Exercise prompt — From the listing below, extract each line containing the string "Give".

(Saved entries)
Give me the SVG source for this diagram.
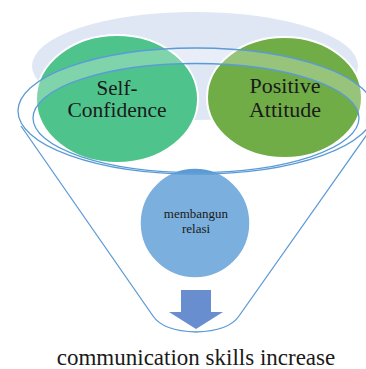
<svg xmlns="http://www.w3.org/2000/svg" width="366" height="369" viewBox="0 0 366 369">
  <style>
    .lbl { fill: #1a1a1a; text-anchor: middle; }
    .rim { fill: none; stroke: #5b9bd5; stroke-width: 1.3; }
  </style>
  <defs>
    <mask id="bodyMask">
      <rect x="0" y="0" width="366" height="369" fill="white"/>
      <ellipse cx="196" cy="111" rx="178" ry="63" fill="black"/>
    </mask>
  </defs>
  <rect width="366" height="369" fill="#ffffff"/>

  <g id="background">
    <ellipse cx="195" cy="66" rx="163" ry="54" fill="#dfe7f4"/>
  </g>

  <g id="self-confidence">
    <ellipse cx="117" cy="99" rx="81" ry="64" fill="#4ec48c" stroke="#ffffff" stroke-width="2"/>
  </g>
  <g id="positive-attitude">
    <ellipse cx="284.5" cy="97.5" rx="77.5" ry="60.5" fill="#70ad47" stroke="#ffffff" stroke-width="2"/>
  </g>
  <g id="membangun-relasi">
    <circle cx="195" cy="223" r="55" fill="#5b9bd5" stroke="#ffffff" stroke-width="1.5"/>
  </g>
  <g id="arrow">
    <polygon points="181,290 211,290 211,312 223,312 196,329 169,312 181,312" fill="#4472c4"/>
  </g>

  <g id="funnel">
    <path d="M196,48 a178,63 0 1,0 0.01,0 Z M196,63.5 a163,54.5 0 1,0 0.01,0 Z" fill="#ffffff" fill-opacity="0.28" fill-rule="evenodd"/>
    <path d="M21,126 L153,316 Q163,331 196,332 Q229,331 239,316 L373,126 Z" fill="#ffffff" fill-opacity="0.2" mask="url(#bodyMask)"/>
    <ellipse class="rim" cx="196" cy="111" rx="178" ry="63"/>
    <ellipse class="rim" cx="196" cy="118" rx="163" ry="54.5"/>
    <path class="rim" d="M21,126 L153,316 Q163,331 196,332 Q229,331 239,316 L373,126"/>
  </g>

  <g id="labels" font-family="'Liberation Serif', 'Times New Roman', 'DejaVu Serif', serif">
    <text class="lbl" x="117" y="94.5" font-size="21">Self-</text>
    <text class="lbl" x="117" y="117" font-size="21.5">Confidence</text>
    <text class="lbl" x="285" y="93" font-size="22">Positive</text>
    <text class="lbl" x="285" y="117" font-size="22">Attitude</text>
    <text class="lbl" x="196" y="218" font-size="13">membangun</text>
    <text class="lbl" x="196" y="233" font-size="13">relasi</text>
    <text class="lbl" x="196" y="365" font-size="23">communication skills increase</text>
  </g>
</svg>
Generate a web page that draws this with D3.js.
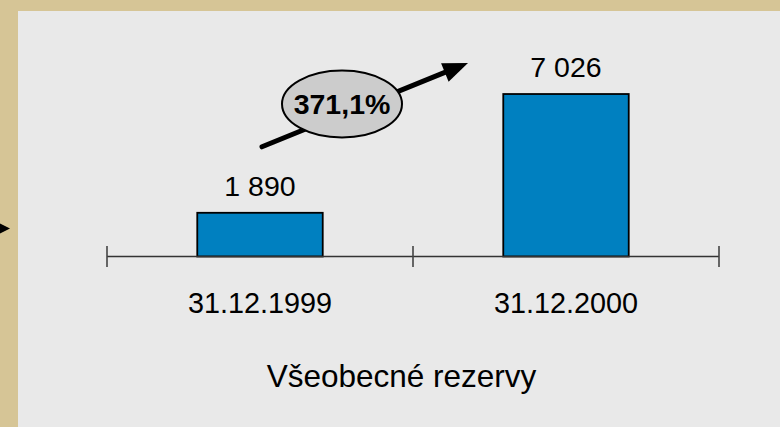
<!DOCTYPE html>
<html><head><meta charset="utf-8">
<script src="https://cdn.jsdelivr.net/npm/d3@7"></script>
<style>html,body{margin:0;padding:0;background:#d6c596;}svg{display:block;}</style>
</head><body>
<script>
const categories = ["31.12.1999", "31.12.2000"];
const values = [1890, 7026];
const valueLabels = ["1 890", "7 026"];
const growthLabel = "371,1%";
const title = "Všeobecné rezervy";

const W = 780, H = 427;
const svg = d3.select("body").append("svg").attr("width", W).attr("height", H);
svg.append("rect").attr("width", W).attr("height", H).attr("fill", "#d6c596");
svg.append("rect").attr("x", 18).attr("y", 11).attr("width", W - 18).attr("height", H - 11).attr("fill", "#e9e9e9");
// small arrow at left edge
svg.append("path").attr("d", "M0,223.5L10,228.5L0,233.5Z").attr("fill", "#000");

const font = "'Liberation Sans', Arial, Helvetica, sans-serif";
const x = d3.scaleBand().domain(categories).range([107, 719]).paddingInner(0.59).paddingOuter(0.295);
const y = d3.scaleLinear().domain([0, 8000]).range([256.5, 71.5]);

// bars
svg.selectAll("rect.bar").data(values).join("rect").attr("class", "bar")
  .attr("x", (d, i) => x(categories[i]))
  .attr("y", d => y(d))
  .attr("width", x.bandwidth())
  .attr("height", d => y(0) - y(d))
  .attr("fill", "#0080c0").attr("stroke", "#000").attr("stroke-width", 1.8);

// axis line & ticks at band boundaries
const x0 = x.range()[0], step = x.step();
svg.append("line").attr("x1", x0).attr("x2", x.range()[1]).attr("y1", y(0)).attr("y2", y(0))
  .attr("stroke", "#333").attr("stroke-width", 1.5);
d3.range(categories.length + 1).forEach(i => {
  svg.append("line").attr("x1", x0 + i * step).attr("x2", x0 + i * step)
    .attr("y1", y(0) - 10.5).attr("y2", y(0) + 10.5).attr("stroke", "#444").attr("stroke-width", 1.6);
});

// value labels
svg.selectAll("text.val").data(values).join("text").attr("class", "val")
  .attr("x", (d, i) => x(categories[i]) + x.bandwidth() / 2)
  .attr("y", d => y(d) - 16.8)
  .attr("text-anchor", "middle").attr("font-family", font).attr("font-size", 28.5).attr("fill", "#000")
  .text((d, i) => valueLabels[i]);

// category labels
svg.selectAll("text.cat").data(categories).join("text").attr("class", "cat")
  .attr("x", d => x(d) + x.bandwidth() / 2)
  .attr("y", y(0) + 56.8)
  .attr("text-anchor", "middle").attr("font-family", font).attr("font-size", 28.8).attr("fill", "#000")
  .text(d => d);

// title
svg.append("text").attr("x", 401.5).attr("y", 387.3).attr("text-anchor", "middle")
  .attr("font-family", font).attr("font-size", 31.5).attr("fill", "#000").text(title);

// growth arrow annotation
const c0 = x(categories[0]) + x.bandwidth() / 2, c1 = x(categories[1]) + x.bandwidth() / 2;
const sx = c0 + 2, sy = y(values[0]) - 66;
const tx = c1 - 98, ty = y(values[1]) - 31;
const ang = Math.atan2(ty - sy, tx - sx);
const headLen = 25, headHalf = 10;
const bx = tx - headLen * Math.cos(ang), by = ty - headLen * Math.sin(ang);
svg.append("line").attr("x1", sx).attr("y1", sy).attr("x2", bx + 2 * Math.cos(ang)).attr("y2", by + 2 * Math.sin(ang))
  .attr("stroke", "#000").attr("stroke-width", 5).attr("stroke-linecap", "round");
const px = -Math.sin(ang), py = Math.cos(ang);
svg.append("path").attr("d", `M${tx},${ty}L${bx + px * headHalf},${by + py * headHalf}L${bx - px * headHalf},${by - py * headHalf}Z`)
  .attr("fill", "#000");
const ex = 342, ey = 104;
svg.append("ellipse").attr("cx", ex).attr("cy", ey).attr("rx", 60).attr("ry", 33.5)
  .attr("fill", "#cccccc").attr("stroke", "#000").attr("stroke-width", 2);
svg.append("text").attr("x", ex).attr("y", 114).attr("text-anchor", "middle")
  .attr("font-family", font).attr("font-weight", "bold").attr("font-size", 28.5).attr("fill", "#000").text(growthLabel);
</script>
</body></html>
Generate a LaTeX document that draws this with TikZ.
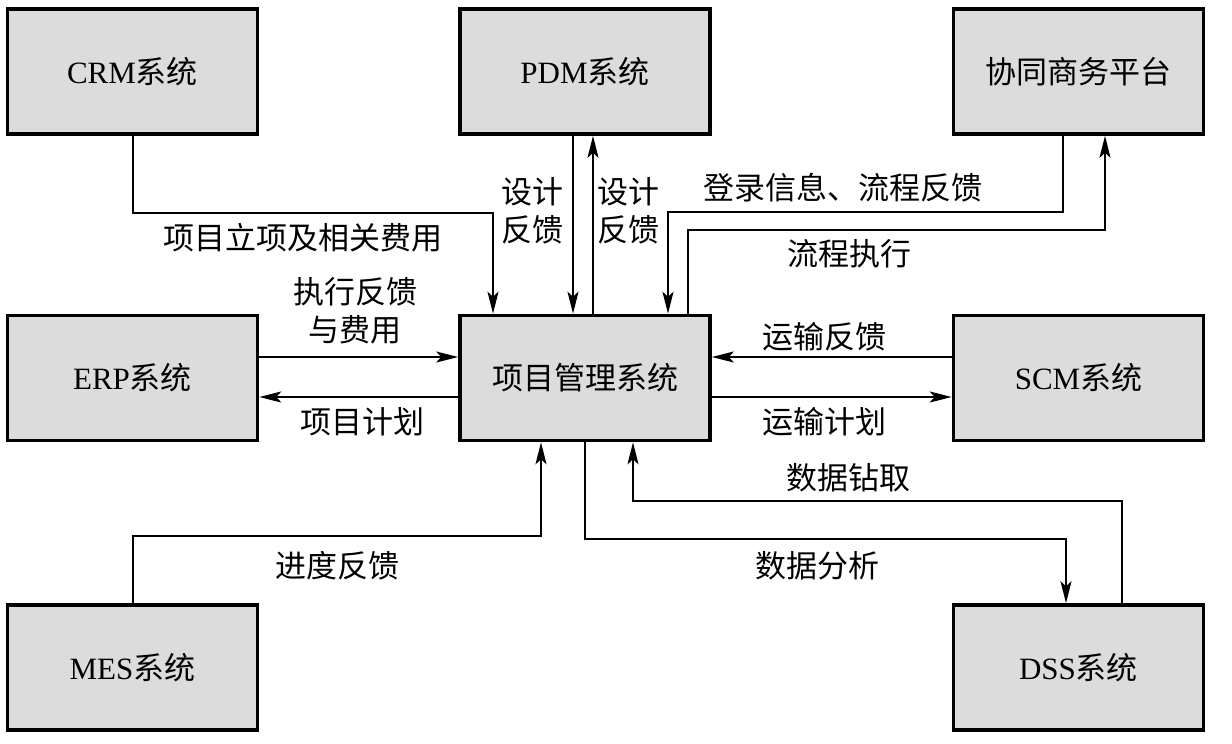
\documentclass[tikz,border=0pt]{standalone}
\usepackage{fontspec}
\setmainfont{Liberation Serif}
\newfontfamily\cjk{Noto Sans CJK SC}
\usetikzlibrary{arrows.meta}
\definecolor{boxgray}{RGB}{220,220,220}

\begin{document}
\begin{tikzpicture}[x=0.5pt, y=-0.5pt, ->, >={Stealth[length=11pt,width=5.5pt,inset=2.5pt]}, line width=1pt,
		sys/.style={draw, line width=1.8pt, fill=boxgray, minimum width=125pt, minimum height=62.5pt, inner sep=0pt, font=\fontsize{15.5}{18}\selectfont},
		lbl/.style={font=\fontsize{15.5}{19}\selectfont\cjk, align=center, inner sep=0pt}]
		\useasboundingbox (0,0) rectangle (1232,744);
		% Nodes
		\node[sys] (crm) at (132.5,71.5)  {CRM\cjk 系统};
		\node[sys] (pdm) at (585,71.5)    {PDM\cjk 系统};
		\node[sys] (xt)  at (1078.5,71.5) {\cjk 协同商务平台};
		\node[sys] (erp) at (132.5,378)   {ERP\cjk 系统};
		\node[sys] (pm)  at (585,378)     {\cjk 项目管理系统};
		\node[sys] (scm) at (1078.5,378)  {SCM\cjk 系统};
		\node[sys] (mes) at (132.5,667.5) {MES\cjk 系统};
		\node[sys] (dss) at (1078.5,667.5) {DSS\cjk 系统};
		% Labels
		\node[lbl] (l1)  at (303,238) {项目立项及相关费用};
		\node[lbl] (l2)  at (532,211) {设计\\反馈};
		\node[lbl] (l3)  at (628,211) {设计\\反馈};
		\node[lbl] (l4)  at (843,188) {登录信息、流程反馈};
		\node[lbl] (l5)  at (849,254) {流程执行};
		\node[lbl] (l6)  at (355,311) {执行反馈\\与费用};
		\node[lbl] (l7)  at (362,422) {项目计划};
		\node[lbl] (l8)  at (824,337) {运输反馈};
		\node[lbl] (l9)  at (824,422) {运输计划};
		\node[lbl] (l10) at (848,478) {数据钻取};
		\node[lbl] (l11) at (337,566) {进度反馈};
		\node[lbl] (l12) at (817,566) {数据分析};
		%Arrows
		\draw (crm.south) -- ++(0,77) -| ([xshift=-46pt]pm.north);
		\draw ([xshift=-6pt]pdm.south) -- ([xshift=-6pt]pm.north);
		\draw ([xshift=4pt]pm.north) -- ([xshift=4pt]pdm.south);
		\draw ([xshift=-8pt]xt.south) -- ++(0,76) -| ([xshift=41.5pt]pm.north);
		\draw ([xshift=51.5pt]pm.north) -- ++(0,-84) -| ([xshift=13.25pt]xt.south);
		\draw ([yshift=10.5pt]erp.east) -- ([yshift=10.5pt]pm.west);
		\draw ([yshift=-9.5pt]pm.west) -- ([yshift=-9.5pt]erp.east);
		\draw ([yshift=10.5pt]scm.west) -- ([yshift=10.5pt]pm.east);
		\draw ([yshift=-9.5pt]pm.east) -- ([yshift=-9.5pt]scm.west);
		\draw (mes.north) -- ++(0,-67) -| ([xshift=-22pt]pm.south);
		\draw (pm.south) -- ++(0,97) -| ([xshift=-6.25pt]dss.north);
		\draw ([xshift=21.75pt]dss.north) -- ++(0,-102) -| ([xshift=24pt]pm.south);
	\end{tikzpicture}
\end{document}
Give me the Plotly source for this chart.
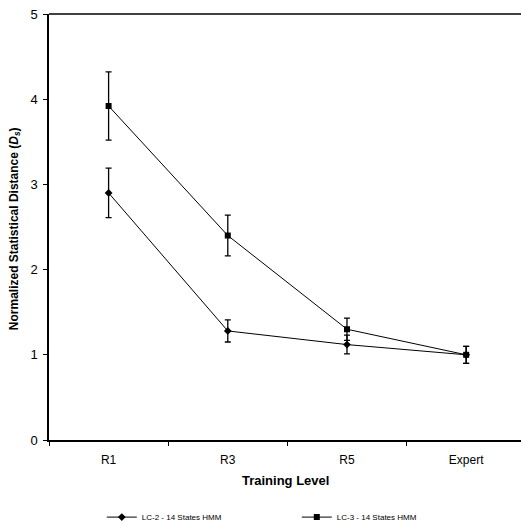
import plotly.graph_objects as go

categories = ["R1", "R3", "R5", "Expert"]
lc2_values = [2.90, 1.28, 1.12, 1.00]
lc2_errors = [0.29, 0.13, 0.11, 0.10]
lc3_values = [3.92, 2.40, 1.30, 1.00]
lc3_errors = [0.40, 0.24, 0.13, 0.10]
series_names = ["LC-2 - 14 States HMM", "LC-3 - 14 States HMM"]
x_title = "<b>Training Level</b>"
y_title = "<b>Normalized Statistical Distance (<i>D</i><sub><i>s</i></sub>)</b>"

fig = go.Figure()
fig.add_trace(go.Scatter(
    x=categories, y=lc2_values, name=series_names[0], mode="lines+markers",
    line=dict(color="black", width=1),
    marker=dict(symbol="diamond", size=6, color="black"),
    error_y=dict(type="data", array=lc2_errors, color="black", thickness=1.3, width=3),
))
fig.add_trace(go.Scatter(
    x=categories, y=lc3_values, name=series_names[1], mode="lines+markers",
    line=dict(color="black", width=1),
    marker=dict(symbol="square", size=6, color="black"),
    error_y=dict(type="data", array=lc3_errors, color="black", thickness=1.3, width=3),
))

fig.update_layout(
    width=521, height=523,
    margin=dict(l=49, r=0, t=14, b=83, autoexpand=False),
    paper_bgcolor="white", plot_bgcolor="white",
    font=dict(family="Liberation Sans, Arial, sans-serif", color="black", size=12),
    showlegend=True, hovermode=False,
    legend=dict(orientation="h", x=0.525, xanchor="center", y=-0.181, yanchor="middle",
                font=dict(size=8), itemwidth=30, entrywidth=150, entrywidthmode="pixels"),
)
fig.update_xaxes(
    type="category", range=[-0.5, 3.46], automargin=False,
    showline=True, linecolor="black", linewidth=1.5, mirror=False,
    ticks="outside", tickson="boundaries", ticklen=4, tickcolor="black",
    showgrid=False, zeroline=False, ticklabelstandoff=8,
    tickfont=dict(size=12),
)
fig.update_yaxes(
    range=[0, 5], dtick=1, automargin=False,
    showline=True, linecolor="black", linewidth=1.5,
    ticks="outside", ticklen=4, tickcolor="black",
    showgrid=False, zeroline=False, ticklabelstandoff=3,
    tickfont=dict(size=13),
)
fig.add_annotation(text=x_title, xref="paper", yref="paper", x=0.501, y=-0.094,
                   xanchor="center", yanchor="middle", showarrow=False,
                   font=dict(size=13))
fig.add_annotation(text=y_title, xref="paper", yref="paper", x=-0.072, y=0.495,
                   xanchor="center", yanchor="middle", showarrow=False,
                   textangle=-90, font=dict(size=12))
# top border line
fig.add_shape(type="line", xref="paper", yref="paper", x0=0, x1=1, y0=1, y1=1,
              line=dict(color="black", width=1.5))

fig.write_html(
    "out.html",
    config={"displayModeBar": False},
    post_script="document.body.style.margin='0';document.body.style.overflow='hidden';",
)
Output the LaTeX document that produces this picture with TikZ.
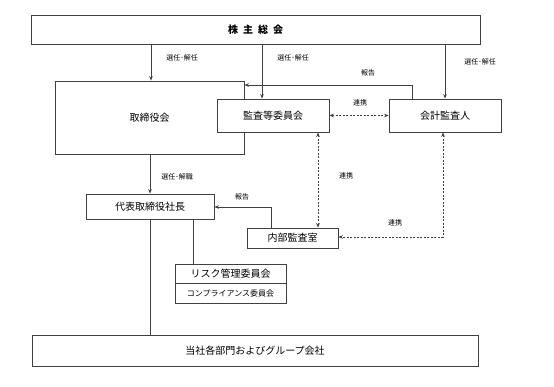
\documentclass[tikz,border=0pt]{standalone}
\usepackage{fontspec}
\setmainfont{Noto Sans CJK JP}
\usetikzlibrary{arrows.meta,calc}
\begin{document}
\begin{tikzpicture}[x=1pt,y=-1pt,
  box/.style={draw=black!75,line width=0.8pt,fill=white,rectangle,inner sep=0pt,font=\fontsize{10}{12}\selectfont},
  lbl/.style={font=\fontsize{7}{8}\selectfont,inner sep=0pt,text=black},
  ln/.style={draw=black!75,line width=0.8pt},
  arr/.style={ln,-{Stealth[length=4.5pt,width=3.6pt]}},
  darr/.style={ln,dashed,dash pattern=on 2pt off 1.5pt,{Stealth[length=4.5pt,width=3.6pt]}-{Stealth[length=4.5pt,width=3.6pt]}}]
\useasboundingbox (0,0) rectangle (554,386);
\node[box,minimum width=449pt,minimum height=29pt,font=\fontsize{10}{12}\selectfont\bfseries] (top) at (255.5,29.5) {株\hspace{0.5em}主\hspace{0.5em}総\hspace{0.5em}会};
\node[box,minimum width=189pt,minimum height=73pt] (board) at (149.5,117.5) {取締役会};
\node[box,minimum width=112pt,minimum height=33pt] (kansa) at (273,115.5) {監査等委員会};
\node[box,minimum width=112pt,minimum height=33pt] (acct) at (445,115.5) {会計監査人};
\node[box,minimum width=128pt,minimum height=25pt] (pres) at (150,206.5) {代表取締役社長};
\node[box,minimum width=91pt,minimum height=20pt] (internal) at (292.5,238) {内部監査室};
\node[box,minimum width=111pt,minimum height=19pt] (risk) at (230.5,273.5) {リスク管理委員会};
\node[box,minimum width=111pt,minimum height=20pt,font=\fontsize{8}{10}\selectfont] (comp) at (230.5,293) {コンプライアンス委員会};
\node[box,minimum width=446pt,minimum height=31pt] (bottom) at (255,350.5) {当社各部門およびグループ会社};
% x positions
\coordinate (x1) at (151,0);
\coordinate (x2) at (262,0);
\coordinate (x3) at (445,0);
\coordinate (x4) at (412,0);
\coordinate (y4) at (0,85);
\coordinate (x5) at (318,0);
\coordinate (x6) at (443,0);
\coordinate (y6) at (0,237);
\coordinate (x7) at (271,0);
\coordinate (y7) at (0,207);
\coordinate (x8) at (150,0);
\coordinate (x9) at (193,0);
% election arrows
\draw[arr] (top.south -| x1) -- (board.north -| x1);
\draw[arr] (top.south -| x2) -- (kansa.north -| x2);
\draw[arr] (top.south -| x3) -- (acct.north -| x3);
\node[lbl] (l1) at (182,58) {選任･解任};
\node[lbl] (l2) at (293,58) {選任･解任};
\node[lbl] (l3) at (480,62) {選任･解任};
% report from accountant to board
\draw[arr] (acct.north -| x4) -- (x4 |- y4) -- (board.east |- y4);
\node[lbl] (l4) at (368,73) {報告};
% cooperation
\draw[darr] (kansa.east) -- (acct.west);
\node[lbl] (l5) at (360,103) {連携};
\draw[darr] (kansa.south -| x5) -- (internal.north -| x5);
\node[lbl] (l6) at (346,176) {連携};
\draw[darr] (acct.south -| x6) -- (x6 |- y6) -- (internal.east |- y6);
\node[lbl] (l7) at (395,223) {連携};
% board to president
\draw[arr] (board.south -| x8) -- (pres.north -| x8);
\node[lbl] (l8) at (177,177) {選任･解職};
% internal report to president
\draw[arr] (internal.north -| x7) -- (x7 |- y7) -- (pres.east |- y7);
\node[lbl] (l9) at (242,197) {報告};
% president lines
\draw[ln] (pres.south -| x8) -- (bottom.north -| x8);
\draw[ln] (pres.south -| x9) -- (risk.north -| x9);
\end{tikzpicture}
\end{document}
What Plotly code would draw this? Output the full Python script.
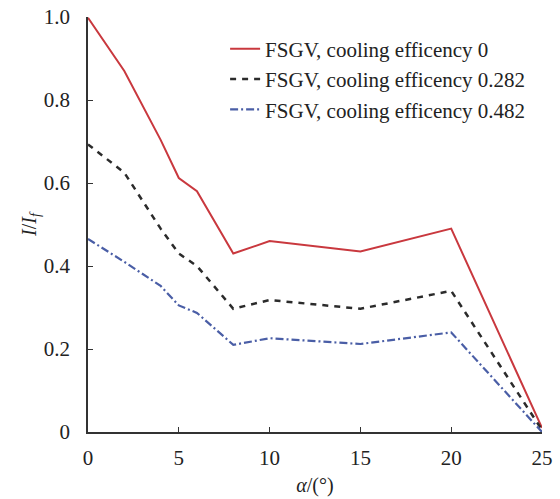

Answer for this exercise —
Give me the SVG source for this diagram.
Give me the Plotly source for this chart.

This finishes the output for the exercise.